Exploding Eyes - Exploding Eyes - Albums - Reviews - Soundblab

Exploding Eyes - Exploding Eyes

by Bill Golembeski Rating:10 Release Date:2017-02-17

This is a heavy rock monster from 1972 that sold zilch way back when, but has now achieved legendary status amongst collectors. This one has the goods! Originals are impossible to find. It’s taken from original master tapes and available as a legitimate release for the first time.

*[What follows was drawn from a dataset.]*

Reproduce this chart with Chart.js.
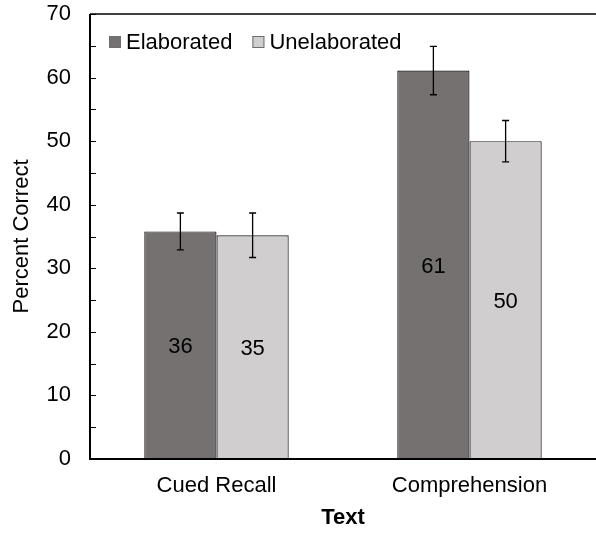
<!DOCTYPE html>
<html>
<head>
<meta charset="utf-8">
<script src="https://cdn.jsdelivr.net/npm/chart.js@4.4.1/dist/chart.umd.min.js"></script>
<style>
  html, body { margin: 0; padding: 0; background: #fff; }
  #wrap { width: 596px; height: 533px; position: relative; }
</style>
</head>
<body>
<div id="wrap"><canvas id="c" width="596" height="533"></canvas></div>
<script>
// ---- data ----
const categories = ['Cued Recall', 'Comprehension'];
const seriesNames = ['Elaborated', 'Unelaborated'];
const elaborated = [35.8, 61.1];
const unelaborated = [35.2, 50.0];
const elaboratedErr = [2.9, 3.8];
const unelaboratedErr = [3.5, 3.25];
const yTicks = [0, 10, 20, 30, 40, 50, 60, 70];
const yMinorStep = 5;

const FONT = "'Liberation Sans', Arial, sans-serif";
const FS = 22;
const errs = [elaboratedErr, unelaboratedErr];

const decorPlugin = {
  id: 'decor',
  afterDatasetsDraw(chart) {
    const ctx = chart.ctx;
    const area = chart.chartArea;
    const y = chart.scales.y;
    ctx.save();
    chart.data.datasets.forEach((ds, di) => {
      const meta = chart.getDatasetMeta(di);
      meta.data.forEach((bar, i) => {
        const v = ds.data[i], e = errs[di][i];
        const yt = y.getPixelForValue(v + e), yb = y.getPixelForValue(v - e);
        ctx.strokeStyle = '#000';
        ctx.lineWidth = 1.3;
        ctx.beginPath();
        ctx.moveTo(bar.x, yt); ctx.lineTo(bar.x, yb);
        ctx.moveTo(bar.x - 3.5, yt); ctx.lineTo(bar.x + 3.5, yt);
        ctx.moveTo(bar.x - 3.5, yb); ctx.lineTo(bar.x + 3.5, yb);
        ctx.stroke();
        ctx.fillStyle = '#000';
        ctx.font = FS + 'px ' + FONT;
        ctx.textAlign = 'center';
        ctx.textBaseline = 'middle';
        ctx.fillText(String(Math.round(v)), bar.x, (bar.y + bar.base) / 2 + 2);
      });
    });
    // inward ticks (major + minor)
    ctx.strokeStyle = '#000';
    ctx.lineWidth = 1;
    const ymax = yTicks[yTicks.length - 1];
    for (let t = 0; t <= ymax; t += yMinorStep) {
      const py = Math.round(y.getPixelForValue(t)) + 0.5;
      ctx.beginPath();
      ctx.moveTo(area.left, py); ctx.lineTo(area.left + 6, py);
      ctx.stroke();
    }
    // top border
    ctx.lineWidth = 1.5;
    ctx.beginPath();
    ctx.moveTo(area.left, area.top); ctx.lineTo(chart.width, area.top);
    ctx.stroke();
    // axes
    ctx.lineWidth = 2;
    ctx.beginPath();
    ctx.moveTo(area.left, area.top); ctx.lineTo(area.left, area.bottom);
    ctx.lineTo(chart.width, area.bottom);
    ctx.stroke();
    // legend inside plot
    const lx0 = area.left + 19, ly = area.top + 28;
    ctx.font = FS + 'px ' + FONT;
    ctx.textAlign = 'left';
    ctx.textBaseline = 'middle';
    let lx = lx0;
    chart.data.datasets.forEach((ds, di) => {
      ctx.fillStyle = ds.backgroundColor;
      ctx.fillRect(lx, ly - 6, 12, 12);
      ctx.strokeStyle = '#6f6f6f';
      ctx.lineWidth = 1;
      ctx.strokeRect(lx + 0.5, ly - 5.5, 11, 11);
      ctx.fillStyle = '#000';
      ctx.fillText(ds.label, lx + 17, ly + 1);
      lx += 17 + ctx.measureText(ds.label).width + 20;
    });
    ctx.restore();
  }
};

new Chart(document.getElementById('c'), {
  type: 'bar',
  data: {
    labels: categories,
    datasets: [
      { label: seriesNames[0], data: elaborated, backgroundColor: '#767171', borderColor: '#111', borderWidth: 1.2 },
      { label: seriesNames[1], data: unelaborated, backgroundColor: '#d0cece', borderColor: '#222', borderWidth: 1.2 }
    ]
  },
  options: {
    responsive: false,
    animation: false,
    devicePixelRatio: 1,
    layout: { padding: { top: 0, right: 0, left: 0, bottom: 0 } },
    datasets: { bar: { categoryPercentage: 0.571, barPercentage: 1.0 } },
    plugins: { legend: { display: false }, tooltip: { enabled: false } },
    scales: {
      x: {
        grid: { display: false, drawTicks: false },
        border: { display: false },
        ticks: { color: '#000', font: { family: FONT, size: FS }, padding: 14 },
        title: { display: true, text: 'Text', color: '#000', font: { family: FONT, size: FS, weight: 'bold' }, padding: { top: 4, bottom: 2 } },
        afterFit(s) { s.height = 74; }
      },
      y: {
        min: 0, max: 70,
        afterBuildTicks(s) { s.ticks = yTicks.map(v => ({ value: v })); },
        grid: { display: false, drawTicks: false },
        border: { display: false },
        ticks: { color: '#000', font: { family: FONT, size: FS }, padding: 19 },
        title: { display: true, text: 'Percent Correct', color: '#000', font: { family: FONT, size: FS }, padding: { top: 9, bottom: 0 } },
        afterFit(s) { s.width = 90; s.paddingTop = 14; }
      }
    }
  },
  plugins: [decorPlugin]
});
</script>
</body>
</html>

Well, not quite. It’s actually the self-titled debut album by Ireland’s Exploding Eyes. It’s quite a good rock album, and it sounds like a direct descendent of some heavy rock monster from 1972 which would have sold zilch and would now have achieved legendary status amongst collectors. The Exploding Eyes’ website labels the music “progressive garage.” That may be an oxymoron, but to quote (of all people) Billy Joel, “it’s still rock and roll to me.”

Just an idea: This is just a great record I would have loved way back in my youth. And the added beauty is that I only need to buy it once! You see, I bought all those old vinyl albums. Then I bought the first CD release. Of course, I had to purchase the re-master that claimed “to be from the master tapes,” which proved not exactly to be the “master tapes.” So I bought another copy that was actually from “the master tapes.” I don’t even want to talk about the seductive sirens’ song of yet another edition in “a miniature LP cardboard sleeve with bonus tracks!” Yes, this one comes without the baggage. This one is rabula rasa time.

Thankfully, for the listener’s sake, the blank slate is filled quite quickly. This band fires on all cylinders in the opening track, “We Need Love.” I hear The Stooges and The Pink Fairies. Mr. Radue, aka Jazz Guy (and my record buying compeer), says he hears early Rolling Stones and Link Wray. Fair enough. This is just classic hard rock that tosses the needle into the far end of the pulsimeter with heavy engine room stuff and loud insistent guitar work. Al and Robert, both credited with vocals, are commanding singers. This is tough music with nuance. Yes, this is the stuff I loved in 1972, but it is here and now, and very much alive. “Fear” is a microcosmic song for the band. It’s rock music, plain and simple. Then, fifty-five seconds into tune, there’s a sonic interruption, a momentary bit of noise, a great big PTOOFF! (as Mick Farren’s Deviants once said) that produces a pretty great headphone experience. The pace is slowed in order to build tension which suddenly explodes into a heavy melodic guitar solo that catapults the song into a much higher orbit. Enter then, what I believe is a theremin, the cosmic note bending electronic gizmo that Brian Wilson used in “Good Vibrations” and Jimmy Page, I think, used it in Zeppelin’s moody “No Quarter.” This is not “stoner rock.” It’s hard, urgent, and very clever music. Another song, “Hello Mr. Jesus,” just brought to mind one of my all-time favorite unknown bands, Stray. Their album, Saturday Morning Pictures is classic 1972 rock. But there’s no plagiarism. Stray and Exploding Eyes simply mine the same great vein of honest rock music that, for some odd reason, seemed to matter in the early 70’s.

There is more. This album has a lot more. My personal favorite song, “Levitate,” shifts the mood to a Fifties’ slow danced seclusion and has a thick sublime slowly melting guitar solo. It’s another bit of headphone bliss. Yeah, I like that song a lot. “Need Somebody” has a raunchy Iggy vocal and an early Beatles sound with a chorus that builds with escalating tension and then reaches for a Little Richard high note that, in the old days, made girls scream. Two songs, “Play Dead” and “Madman’s Lament” touch folk (hard) rock to quell the proceedings before finishing with the album’s most progressive track, “It’s Alright” which bids farewell with a great guitar riff, vocals that wave goodbye and wish good luck to us all, and a melody that pulses deeply into the heart of the song and then, sadly, into non-existent run-off grooves of the silver disc. So here it is. There’s no re-mastering, no bonus tracks, no 5.1 Digital Surround Sound mix, no scholarly essay discussing its place in the rock pantheon. It’s just a great record, a record I would have loved way back when.